Cyclical learning rates work particularly well for medium-depth networks (20-50 layers) on challenging datasets where finding good local minima is difficult. They’re less commonly used than monotonic schedules in production systems but remain valuable for research and exploration.
Conclusion
The optimal learning rate schedule for training deep neural networks from scratch balances several competing objectives: rapid initial progress through sufficiently large learning rates, stability throughout training via smooth or gradual changes, precise convergence to good minima through small final learning rates, and adaptability to the specific dynamics of your model, dataset, and computational constraints. For most practitioners, cosine annealing with warmup represents a robust default that works well across diverse architectures and tasks, requiring only specification of total training epochs and initial learning rate. When training duration is uncertain or highly variable, reduce on plateau provides adaptive scheduling that responds to actual training dynamics rather than predetermined assumptions, though at the cost of less reproducibility.

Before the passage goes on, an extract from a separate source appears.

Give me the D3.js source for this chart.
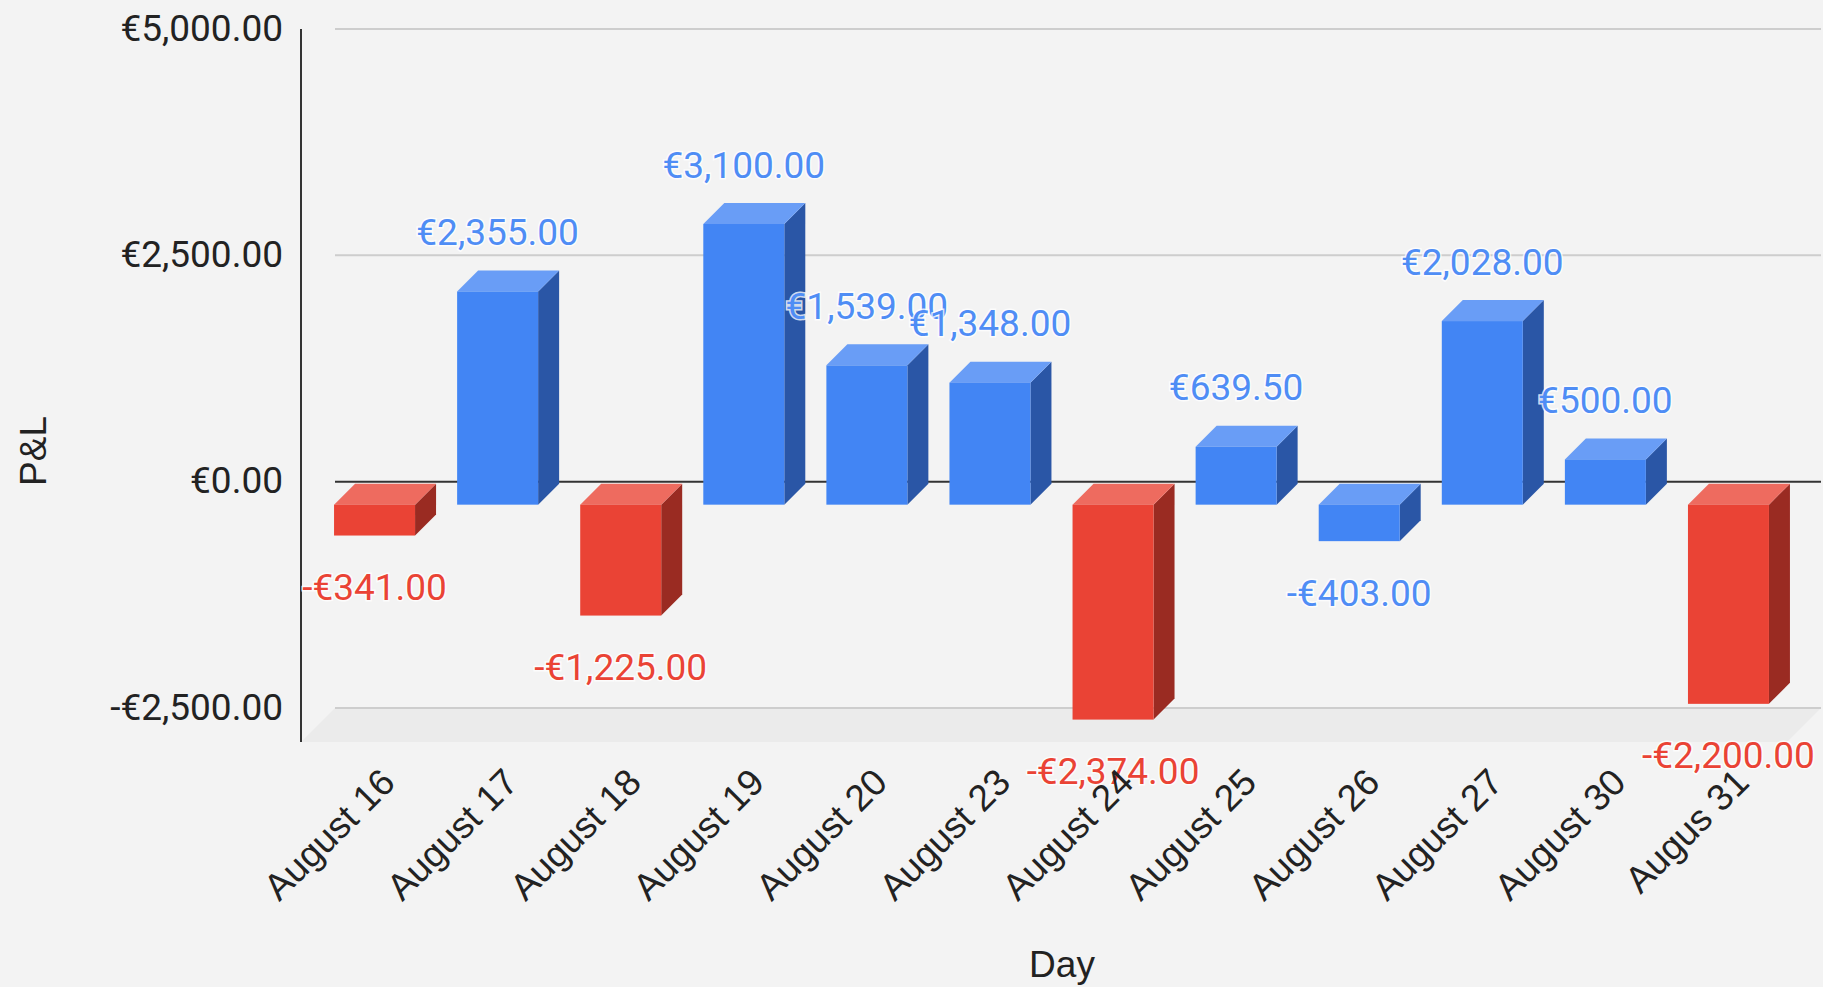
<!DOCTYPE html>
<html>
<head>
<meta charset="utf-8">
<script src="https://cdn.jsdelivr.net/npm/d3@7"></script>
<style>
  html, body { margin:0; padding:0; background:#f3f3f3; }
  svg { display:block; }
</style>
</head>
<body>
<svg id="chart" width="1823" height="987"></svg>
<script>
// datos
const days = ["August 16","August 17","August 18","August 19","August 20","August 23","August 24","August 25","August 26","August 27","August 30","Augus 31"];
const pnl = [-341, 2355, -1225, 3100, 1539, 1348, -2374, 639.5, -403, 2028, 500, -2200];
const series = ["loss","profit","loss","profit","profit","profit","loss","profit","profit","profit","profit","loss"];
const yTicks = [-2500, 0, 2500, 5000];

const W = 1823, H = 987;

// colores por serie (frente, tapa, lado)
const palette = {
  profit: { front:"#4285f4", top:"#699df6", side:"#2a56a6", text:"#4f8df5" },
  loss:   { front:"#ea4335", top:"#ee6b5f", side:"#9a2b22", text:"#ea4335" }
};

const euro = v => (v < 0 ? "-" : "") + "€" + d3.format(",.2f")(Math.abs(v));

const svg = d3.select("#chart");

// plano trasero
const backL = 335, backR = 1821;
const depth = 34;          // profundidad del suelo
const dFront = 23, dBack = 2; // profundidad de las barras

const x = d3.scaleBand().domain(days).range([336, 1813]).paddingInner(0.342).paddingOuter(0.171);
const y = d3.scaleLinear().domain([-2500, 5000]).range([708, 29]);

const yMin = y(-2500);

// suelo
svg.append("polygon")
  .attr("points", [[backL, yMin], [backR, yMin], [backR - depth, yMin + depth], [backL - depth, yMin + depth]].join(" "))
  .attr("fill", "#ebebeb");

// rejilla
svg.append("g")
  .selectAll("line")
  .data(yTicks.filter(t => t !== 0))
  .enter().append("line")
  .attr("x1", backL).attr("x2", backR)
  .attr("y1", d => y(d)).attr("y2", d => y(d))
  .attr("stroke", "#cdcdcd")
  .attr("stroke-width", 2);

svg.append("line")
  .attr("x1", backL).attr("x2", backR)
  .attr("y1", y(0)).attr("y2", y(0))
  .attr("stroke", "#333")
  .attr("stroke-width", 2);

// barras 3D
const w = x.bandwidth();
const bars = svg.append("g");
days.forEach((day, i) => {
  const v = pnl[i];
  const c = palette[series[i]];
  const bx = x(day) - dFront;
  const yTop = y(Math.max(0, v)), yBot = y(Math.min(0, v));
  const k = dFront - dBack;
  const g = bars.append("g");

  g.append("polygon")
    .attr("points", [[bx + w, yTop + dFront], [bx + w + k, yTop + dBack], [bx + w + k, yBot + dBack], [bx + w, yBot + dFront]].join(" "))
    .attr("fill", c.side);
  g.append("polygon")
    .attr("points", [[bx, yTop + dFront], [bx + w, yTop + dFront], [bx + w + k, yTop + dBack], [bx + k, yTop + dBack]].join(" "))
    .attr("fill", c.top);
  g.append("rect")
    .attr("x", bx).attr("y", yTop + dFront)
    .attr("width", w).attr("height", yBot - yTop)
    .attr("fill", c.front);
});

// eje Y
svg.append("line")
  .attr("x1", backL - depth).attr("x2", backL - depth)
  .attr("y1", y(5000)).attr("y2", yMin + depth)
  .attr("stroke", "#333")
  .attr("stroke-width", 2);

svg.append("g")
  .selectAll("text")
  .data(yTicks)
  .enter().append("text")
  .attr("x", 283)
  .attr("y", d => y(d) + 11.5)
  .attr("text-anchor", "end")
  .attr("fill", "#222")
  .style("font-family", "Roboto, sans-serif")
  .style("font-size", "37px")
  .text(euro);

// etiquetas de datos
svg.append("g")
  .selectAll("text")
  .data(days)
  .enter().append("text")
  .attr("x", d => x(d) - dFront + w / 2)
  .attr("y", (d, i) => pnl[i] >= 0 ? y(pnl[i]) + dFront - 46.5 : y(pnl[i]) + dFront + 64.5)
  .attr("text-anchor", "middle")
  .attr("fill", (d, i) => palette[series[i]].text)
  .attr("stroke", "#ffffff")
  .attr("stroke-opacity", 0.8)
  .attr("stroke-width", 3)
  .attr("paint-order", "stroke")
  .style("font-family", "Roboto, sans-serif")
  .style("font-size", "37px")
  .text((d, i) => euro(pnl[i]));

// etiquetas del eje X
svg.append("g")
  .selectAll("text")
  .data(days)
  .enter().append("text")
  .attr("transform", d => `translate(${x(d) - dFront + w / 2 + 22.5},784.5) rotate(-45)`)
  .attr("text-anchor", "end")
  .attr("fill", "#222")
  .style("font-family", "Arial, 'Liberation Sans', sans-serif")
  .style("font-size", "37px")
  .text(d => d);

// títulos
svg.append("text")
  .attr("x", 1062).attr("y", 977)
  .attr("text-anchor", "middle")
  .attr("fill", "#222")
  .style("font-family", "Arial, 'Liberation Sans', sans-serif")
  .style("font-size", "37px")
  .text("Day");

svg.append("text")
  .attr("transform", "translate(46,451) rotate(-90)")
  .attr("text-anchor", "middle")
  .attr("fill", "#222")
  .style("font-family", "Arial, 'Liberation Sans', sans-serif")
  .style("font-size", "37px")
  .text("P&L");
</script>
</body>
</html>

The key insight is that no single schedule universally dominates—the best choice depends on your specific context including whether you know training duration in advance, whether you’re training vision models or other architectures, whether you have large batch sizes requiring warmup, and whether you prioritize ease of implementation versus maximum performance. Start with cosine annealing for vision tasks or exponential decay for other domains, add warmup if using large batches or powerful optimizers, and experiment with reduce on plateau if your training dynamics are unpredictable. Regardless of choice, incorporating some form of learning rate scheduling rather than using fixed rates will improve both convergence speed and final model quality, transforming training from a frustrating parameter search into a systematic optimization process.